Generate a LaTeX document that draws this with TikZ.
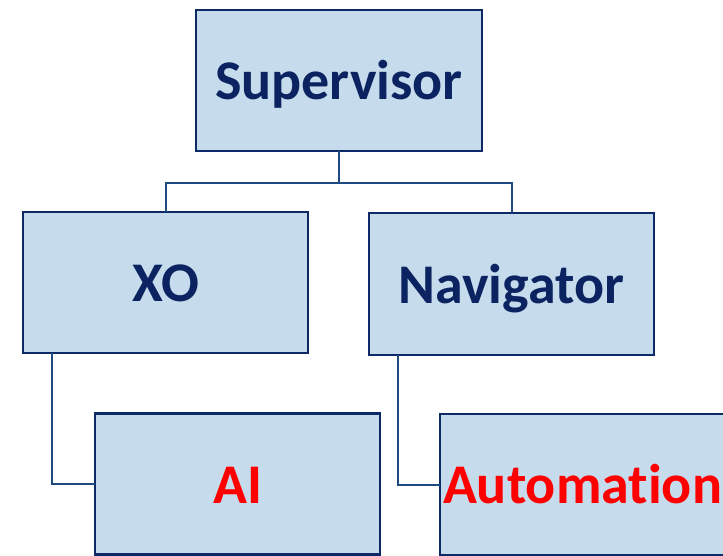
\documentclass[tikz,border=0pt]{standalone}
\usepackage{fontspec}
\setmainfont{Carlito}[Ligatures=NoCommon]
\definecolor{boxfill}{HTML}{C6DBEC}
\definecolor{boxline}{HTML}{0E2A66}
\definecolor{linkline}{HTML}{1F4A7E}
\definecolor{labelnavy}{HTML}{0B2361}
\definecolor{labelred}{HTML}{FF0000}
\begin{document}
\begin{tikzpicture}[x=1pt,y=-1pt,
  orgbox/.style={draw=boxline, line width=2.6pt, fill=boxfill, rectangle,
    minimum width=285pt, minimum height=141pt, inner sep=0pt, outer sep=0pt,
    text height=38pt, text depth=0pt,
    font=\fontsize{56}{60}\selectfont\bfseries, text=labelnavy},
  redlabel/.style={text=labelred},
  link/.style={draw=linkline, line width=2pt}]
  \useasboundingbox (0,0) rectangle (723,556);
  \clip (0,0) rectangle (723,556);
  % boxes
  \node[orgbox, minimum width=286pt] (sup) at (339,80.5) {Supervisor};
  \node[orgbox] (xo) at (165.5,282.5) {XO};
  \node[orgbox, minimum height=142pt] (nav) at (511.5,284) {Navigator};
  \node[orgbox, redlabel] (ai) at (237.5,484) {AI};
  \node[orgbox, redlabel] (auto) at (582.5,484.5) {Automation};
  % connectors
  \coordinate (bus) at (0,183);
  \draw[link] (sup.south) -- (sup.south |- bus) -| (xo.north);
  \draw[link] (sup.south |- bus) -| (nav.north);
  \draw[link] ([xshift=29pt]xo.south west) |- (ai.west);
  \draw[link] ([xshift=29pt]nav.south west) |- (auto.west);
\end{tikzpicture}
\end{document}
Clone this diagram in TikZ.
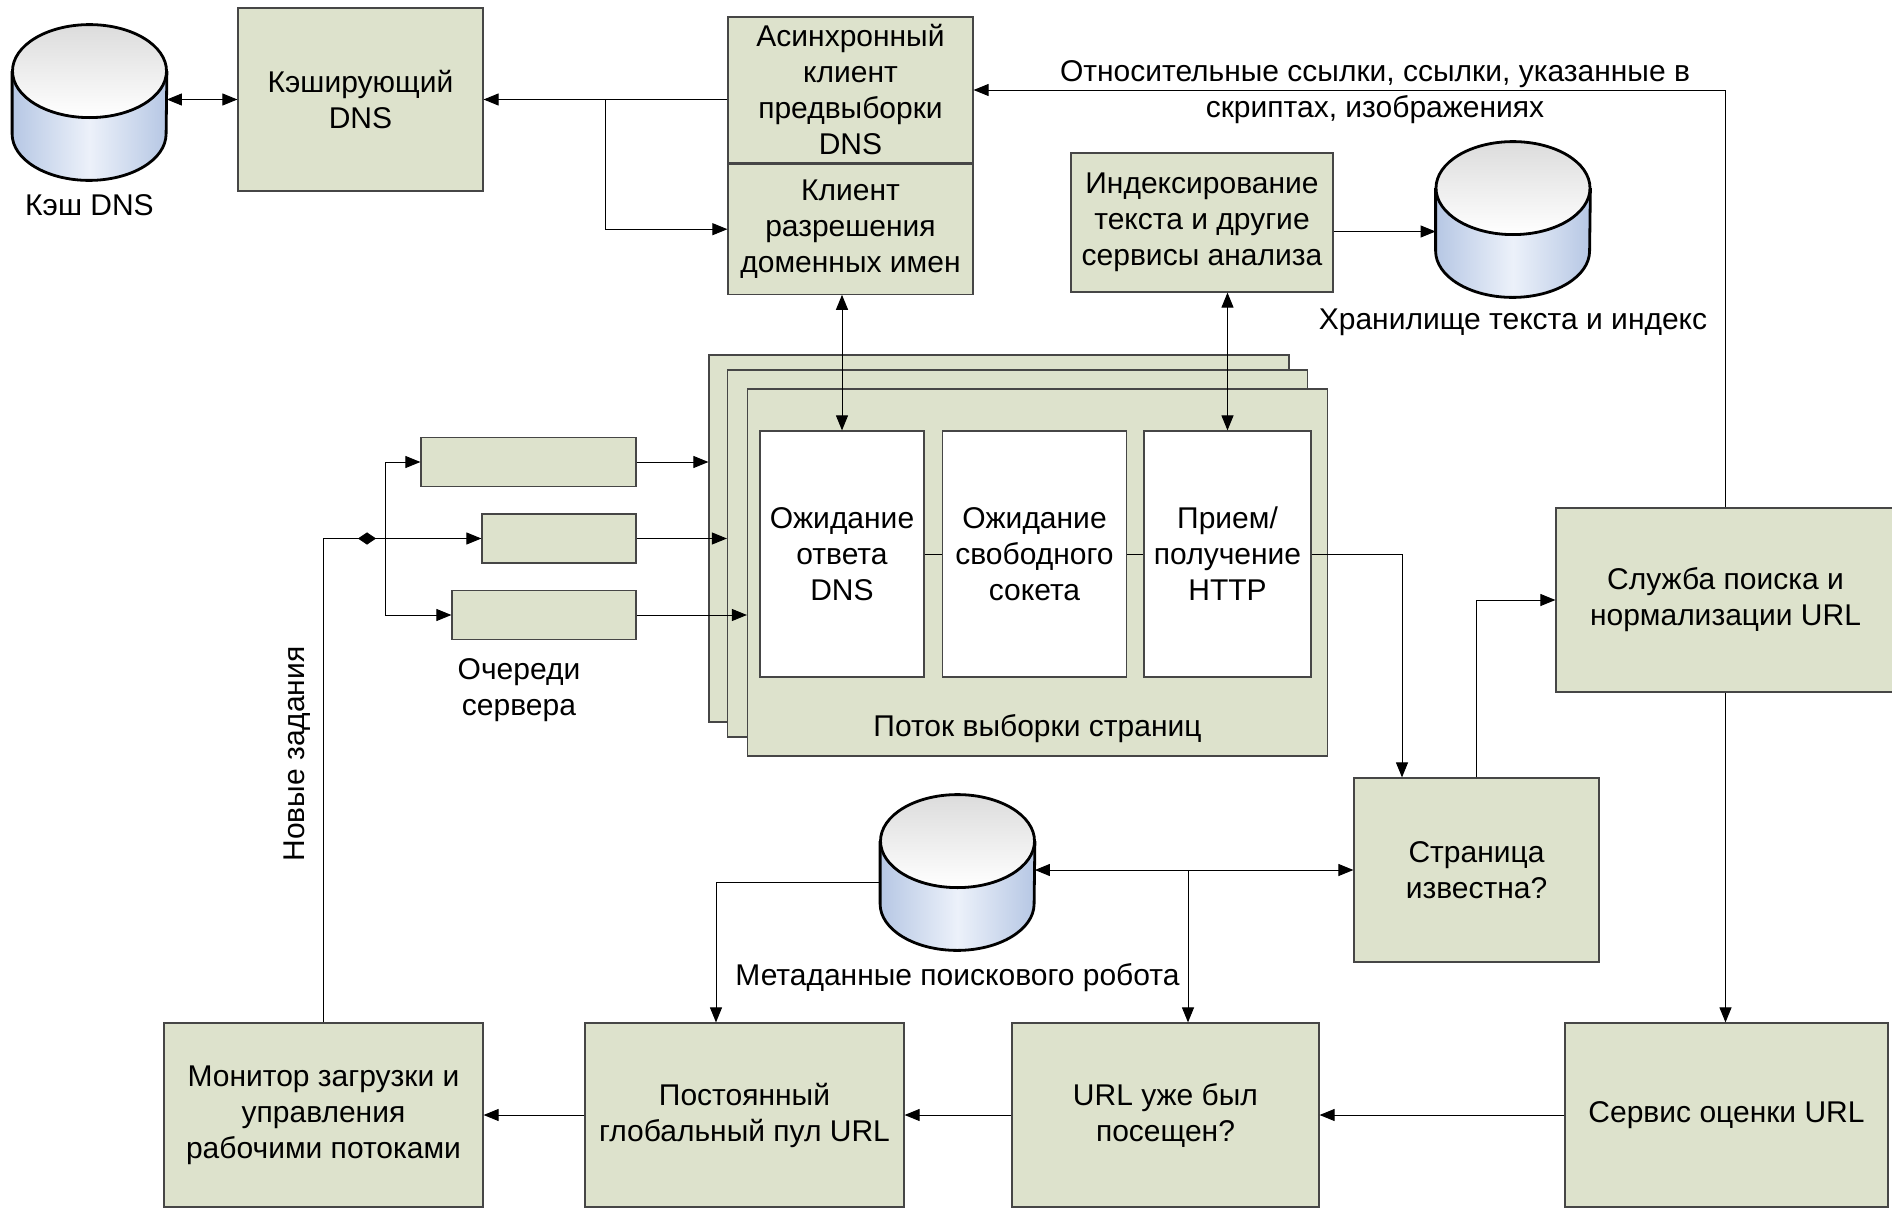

-- -- --

_Task directions_
Keep the pictures out of your copy, and repeat every entry above exactly.

_Answer for the task_
Generate a LaTeX document that draws this with TikZ.
\documentclass[tikz,border=0pt]{standalone}
\usepackage{fontspec}
\setmainfont{Carlito}[Ligatures=NoCommon]
\definecolor{boxfill}{HTML}{C6DBEC}
\definecolor{boxline}{HTML}{0E2A66}
\definecolor{linkline}{HTML}{1F4A7E}
\definecolor{labelnavy}{HTML}{0B2361}
\definecolor{labelred}{HTML}{FF0000}
\begin{document}
\begin{tikzpicture}[x=1pt,y=-1pt,
  orgbox/.style={draw=boxline, line width=2.6pt, fill=boxfill, rectangle,
    minimum width=285pt, minimum height=141pt, inner sep=0pt, outer sep=0pt,
    text height=38pt, text depth=0pt,
    font=\fontsize{56}{60}\selectfont\bfseries, text=labelnavy},
  redlabel/.style={text=labelred},
  link/.style={draw=linkline, line width=2pt}]
  \useasboundingbox (0,0) rectangle (723,556);
  \clip (0,0) rectangle (723,556);
  % boxes
  \node[orgbox, minimum width=286pt] (sup) at (339,80.5) {Supervisor};
  \node[orgbox] (xo) at (165.5,282.5) {XO};
  \node[orgbox, minimum height=142pt] (nav) at (511.5,284) {Navigator};
  \node[orgbox, redlabel] (ai) at (237.5,484) {AI};
  \node[orgbox, redlabel] (auto) at (582.5,484.5) {Automation};
  % connectors
  \coordinate (bus) at (0,183);
  \draw[link] (sup.south) -- (sup.south |- bus) -| (xo.north);
  \draw[link] (sup.south |- bus) -| (nav.north);
  \draw[link] ([xshift=29pt]xo.south west) |- (ai.west);
  \draw[link] ([xshift=29pt]nav.south west) |- (auto.west);
\end{tikzpicture}
\end{document}
Clone this diagram in TikZ.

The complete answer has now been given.